===== DATASET SECTION

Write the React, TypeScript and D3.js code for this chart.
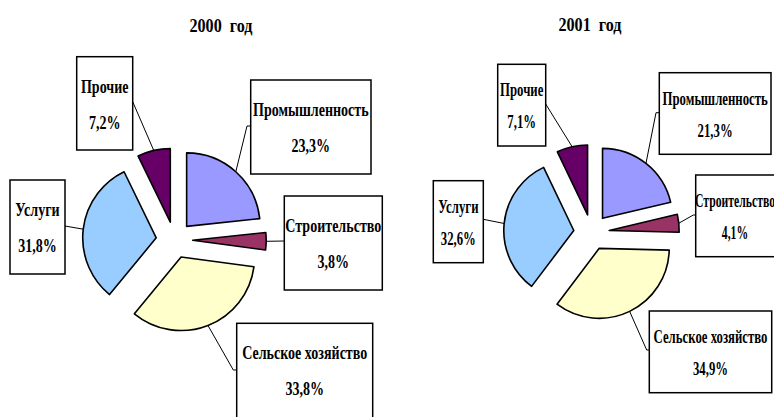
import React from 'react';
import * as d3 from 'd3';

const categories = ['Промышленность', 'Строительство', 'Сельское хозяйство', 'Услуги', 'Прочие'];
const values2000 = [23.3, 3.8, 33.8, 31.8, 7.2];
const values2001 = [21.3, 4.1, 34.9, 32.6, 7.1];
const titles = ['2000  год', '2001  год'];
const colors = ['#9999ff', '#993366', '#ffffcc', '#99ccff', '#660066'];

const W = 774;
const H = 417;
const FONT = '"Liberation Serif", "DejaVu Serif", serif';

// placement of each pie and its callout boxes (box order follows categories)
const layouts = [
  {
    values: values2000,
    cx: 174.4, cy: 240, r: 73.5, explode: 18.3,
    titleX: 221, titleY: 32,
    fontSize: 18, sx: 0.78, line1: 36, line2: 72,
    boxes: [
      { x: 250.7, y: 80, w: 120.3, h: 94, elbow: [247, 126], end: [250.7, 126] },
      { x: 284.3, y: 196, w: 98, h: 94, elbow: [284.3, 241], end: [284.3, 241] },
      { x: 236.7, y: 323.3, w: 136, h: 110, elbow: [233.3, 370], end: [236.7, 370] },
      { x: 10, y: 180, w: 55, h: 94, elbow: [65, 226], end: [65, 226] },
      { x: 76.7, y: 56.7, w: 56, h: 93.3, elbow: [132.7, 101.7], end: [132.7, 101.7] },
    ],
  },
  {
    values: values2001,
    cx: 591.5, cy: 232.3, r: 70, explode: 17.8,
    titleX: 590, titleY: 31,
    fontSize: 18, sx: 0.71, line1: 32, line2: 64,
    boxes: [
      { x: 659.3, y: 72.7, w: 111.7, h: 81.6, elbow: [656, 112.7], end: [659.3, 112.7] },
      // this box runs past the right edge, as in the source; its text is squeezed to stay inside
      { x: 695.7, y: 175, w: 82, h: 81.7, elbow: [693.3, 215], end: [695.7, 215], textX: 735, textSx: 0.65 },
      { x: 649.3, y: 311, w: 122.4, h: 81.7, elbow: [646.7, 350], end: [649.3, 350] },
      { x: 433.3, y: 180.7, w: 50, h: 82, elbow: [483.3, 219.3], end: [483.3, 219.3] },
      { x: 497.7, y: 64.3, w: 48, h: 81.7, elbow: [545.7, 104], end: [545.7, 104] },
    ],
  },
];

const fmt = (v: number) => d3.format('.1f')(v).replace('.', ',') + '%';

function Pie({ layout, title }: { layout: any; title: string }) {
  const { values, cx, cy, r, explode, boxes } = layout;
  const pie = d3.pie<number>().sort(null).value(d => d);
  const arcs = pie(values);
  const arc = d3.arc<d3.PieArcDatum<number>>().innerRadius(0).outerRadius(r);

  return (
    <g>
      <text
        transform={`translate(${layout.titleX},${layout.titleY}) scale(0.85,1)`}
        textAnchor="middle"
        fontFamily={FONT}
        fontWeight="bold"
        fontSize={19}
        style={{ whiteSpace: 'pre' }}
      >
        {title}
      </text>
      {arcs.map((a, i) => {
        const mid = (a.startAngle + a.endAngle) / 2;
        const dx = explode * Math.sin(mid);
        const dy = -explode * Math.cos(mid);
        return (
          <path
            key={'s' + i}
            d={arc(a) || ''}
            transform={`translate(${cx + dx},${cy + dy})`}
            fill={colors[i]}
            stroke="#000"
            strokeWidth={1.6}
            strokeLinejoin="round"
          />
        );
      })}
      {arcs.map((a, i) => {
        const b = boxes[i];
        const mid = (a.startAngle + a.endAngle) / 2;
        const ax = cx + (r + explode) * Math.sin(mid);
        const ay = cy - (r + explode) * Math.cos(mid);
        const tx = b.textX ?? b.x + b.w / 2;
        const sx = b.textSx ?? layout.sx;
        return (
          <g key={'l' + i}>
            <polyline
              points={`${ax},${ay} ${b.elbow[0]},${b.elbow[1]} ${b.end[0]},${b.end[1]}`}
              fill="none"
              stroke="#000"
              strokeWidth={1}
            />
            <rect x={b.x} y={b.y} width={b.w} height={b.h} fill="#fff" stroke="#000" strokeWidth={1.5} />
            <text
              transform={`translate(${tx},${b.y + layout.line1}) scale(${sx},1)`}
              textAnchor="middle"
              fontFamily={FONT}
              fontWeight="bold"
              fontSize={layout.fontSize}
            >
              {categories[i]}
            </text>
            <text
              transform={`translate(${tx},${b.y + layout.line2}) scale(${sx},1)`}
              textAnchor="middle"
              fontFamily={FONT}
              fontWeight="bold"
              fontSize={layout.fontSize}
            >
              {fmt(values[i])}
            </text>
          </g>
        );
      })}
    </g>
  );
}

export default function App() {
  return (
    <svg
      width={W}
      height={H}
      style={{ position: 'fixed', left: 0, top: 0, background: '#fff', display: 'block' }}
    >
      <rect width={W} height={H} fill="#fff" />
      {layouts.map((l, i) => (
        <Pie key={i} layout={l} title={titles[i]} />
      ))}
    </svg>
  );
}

==========

Go through the preceding material and copy each line that has the word "React".

**RESULT OF THE TASK:**
Write the React, TypeScript and D3.js code for this chart.
import React from 'react';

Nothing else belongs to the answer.